• **Data for the task**
>> begin
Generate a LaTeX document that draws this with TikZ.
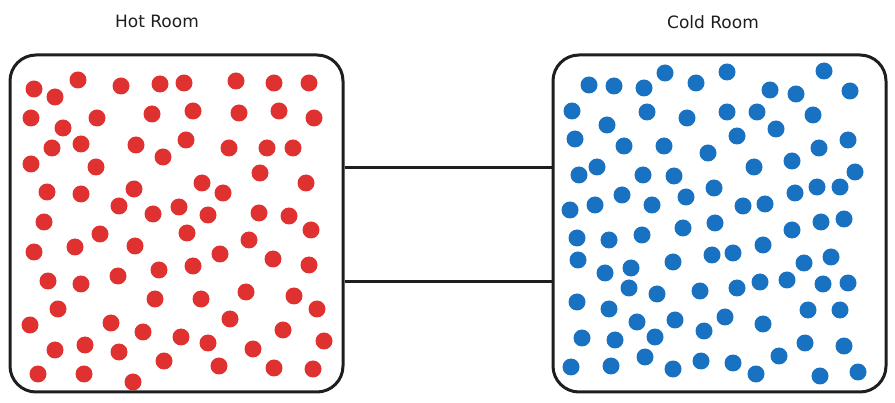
\documentclass[tikz,border=0pt]{standalone}
\usepackage{fontspec}
\setmainfont{DejaVu Sans}
\definecolor{hotred}{HTML}{E03131}
\definecolor{coldblue}{HTML}{1971C2}
\definecolor{inkline}{HTML}{1E1E1E}
\tikzset{
  room/.style={draw=inkline, line width=3pt, rounded corners=26pt, minimum width=333pt, minimum height=337pt, inner sep=0pt},
  roomlabel/.style={font=\fontsize{17}{20}\selectfont, text=inkline},
  pipe/.style={draw=inkline, line width=3pt},
  hotdot/.style={fill=hotred},
  colddot/.style={fill=coldblue}
}
\begin{document}
\begin{tikzpicture}[x=1pt,y=-1pt]
  \useasboundingbox (0,0) rectangle (895,403);
  \node[room] (hot) at (176.5,223.5) {};
  \node[room] (cold) at (719.5,223.5) {};
  \node[roomlabel] (hotlbl) at (157,21) {Hot Room};
  \node[roomlabel] (coldlbl) at (713,22) {Cold Room};
  \draw[pipe] (hot.east |- 0,168) -- (cold.west |- 0,168);
  \draw[pipe] (hot.east |- 0,282) -- (cold.west |- 0,282);
  \foreach \x/\y in {34/89,55/97,78/80,121/86,160/84,184/83,236/81,274/83,309/83,
    31/118,63/128,97/118,152/114,193/111,239/113,279/111,314/118,
    52/148,81/144,136/145,186/140,163/157,229/148,267/148,293/148,
    31/164,96/167,260/173,306/183,47/192,81/194,134/189,202/183,223/193,
    119/206,153/214,179/207,208/215,259/213,289/216,44/222,311/230,100/234,187/233,
    34/252,75/247,135/246,249/240,220/254,159/270,193/266,273/259,309/265,
    48/281,81/284,118/276,155/299,201/299,246/292,294/296,58/309,317/309,
    30/325,111/323,143/332,230/319,283/330,181/337,208/343,324/341,
    55/350,85/345,119/352,253/349,164/361,219/366,274/368,313/369,
    38/374,84/374,133/382}
    \fill[hotdot] (\x,\y) circle (8.5);
  \foreach \x/\y in {589/85,614/86,644/88,665/73,696/83,727/72,770/90,796/94,824/71,850/91,
    572/111,607/125,647/112,687/118,727/112,757/112,813/115,776/129,
    575/139,624/146,664/146,737/136,708/153,819/148,848/140,
    579/175,597/167,643/175,674/176,754/167,792/161,855/172,
    714/188,817/187,840/187,622/195,686/197,795/193,
    570/210,595/205,652/205,743/206,765/204,821/222,844/219,
    683/228,715/223,792/230,577/238,609/240,642/235,
    578/260,605/273,631/268,673/262,712/255,733/253,763/245,804/263,831/257,
    629/288,657/294,700/291,737/288,760/282,787/280,823/284,848/283,
    577/302,609/309,637/322,675/320,725/317,704/331,763/324,808/310,840/310,
    582/338,615/340,655/337,805/343,844/346,779/356,645/357,
    571/367,611/366,673/369,701/361,733/363,756/374,820/376,858/372}
    \fill[colddot] (\x,\y) circle (8.5);
\end{tikzpicture}
\end{document}
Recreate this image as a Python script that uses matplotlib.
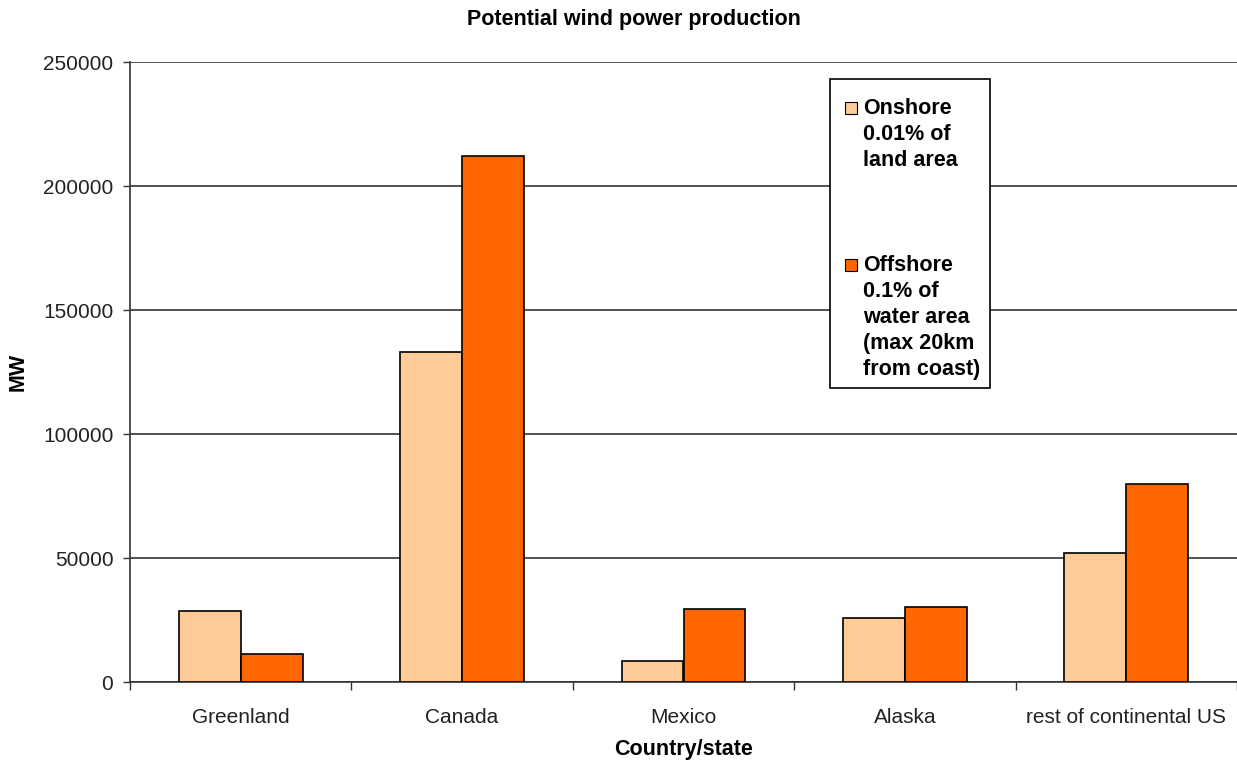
>> end
• **Directive**
Report each line in the data that holds the word "this".

• **Correct response**
Generate a LaTeX document that draws this with TikZ.
Recreate this image as a Python script that uses matplotlib.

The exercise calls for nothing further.